Vladimir Galousine (Alexei), Tatiana Pavlovskaya (Polina), Larissa Diadkova (Baboulenka), Sergei Aleksashkin (le Général), Nadezhda Serdyuk (Blanche), Nikolaï Gassiev (le Marquis). Ch. et Orchestre du Théâtre Mariinsky, dir. Valery Gergiev, mise en scène : Temur Chkheidze (Saint-Pétersbourg 2010).
DVD Mariinsky MARO536. Distr. Harmonia Mundi.
Opéra ou film ? Prokofiev a composé Le Joueur en six tableaux cinématographiques, avec un orchestre-caméra qui passe d'un close-up à un plan d'ensemble, s'attarde sur un personnage, effectue un travelling, rétrécit ou élargit le cadre, et souvent n'est qu'un véritable orchestre de cinéma, trame musicale continue où les chanteurs viennent poser leur dialogue. De cette tentation cinématographique Grzegorz Jarzyna à Lyon et Dmitri Tcherniakov à Berlin avaient tiré toutes les conséquences : transposition dans un univers moderniste, caractères quasi psychotiques, éclairages froids - leurs spectacles se voyaient littéralement comme des films. Temur Chkheidze préfère jouer le jeu du roman et s'en tenir à l'époque de Dostoïevski, costumes compris : le spectacle se déroule dans un décor unique, avec trois accessoires - un lit, deux bancs, quatre chaises, le croupier mimant la roulette pour la scène du casino, idée ingénieuse qui fait son effet -, et passionne d'abord grâce à une régie qui mise tout sur la direction d'acteur même si Chkheidze ne la millimètre pas comme le fit Tchernianov, qui pensait visiblement plus aux caméras de la captation vidéo qu'aux spectateurs. Revenant à l'ambiance première du roman de Dostoïevski, Chkheidze prend le temps de construire ses personnages, de les exposer dans toute leur complexité, les tirant de la caricature où ils peuvent parfois sombrer.

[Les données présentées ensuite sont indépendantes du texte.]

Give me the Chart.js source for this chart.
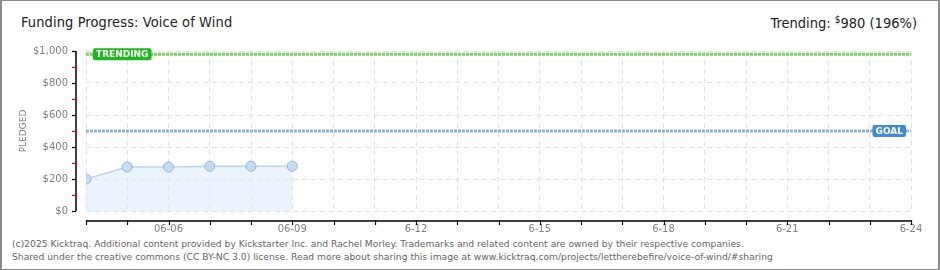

On s'en doute, Vladimir Galousine trouve en Alexei un emploi taillé à sa mesure, qu'il a déjà illustré au disque également pour Gergiev (Philips), entre ironie et folie, assumé avec une présence ravageuse. L'acteur est transcendant, le chanteur pas moins, avec dans la voix cette folie tatare qu'Alexei exalte volontiers. On préférera le voir plutôt que seulement l'entendre d'autant qu'il est ici mieux entouré : la Polina inflexible de Tatiana Pavlovskaya, modèle de froideur blonde devant laquelle Alexei se détruit peu à peu, la Baboulenka de Larissa Diadkova, suprêmement bien chantée et composant finement un grand numéro d'actrice, le Général idéalement falot de Sergei Aleksashkin, la Blanche méprisante de Nadezhda Serdyuk font un théâtre grinçant que Gergiev accompagne d'un geste preste, rappelant la violence sans remède qu'y déployait jadis Guennadi Rojdestvensky.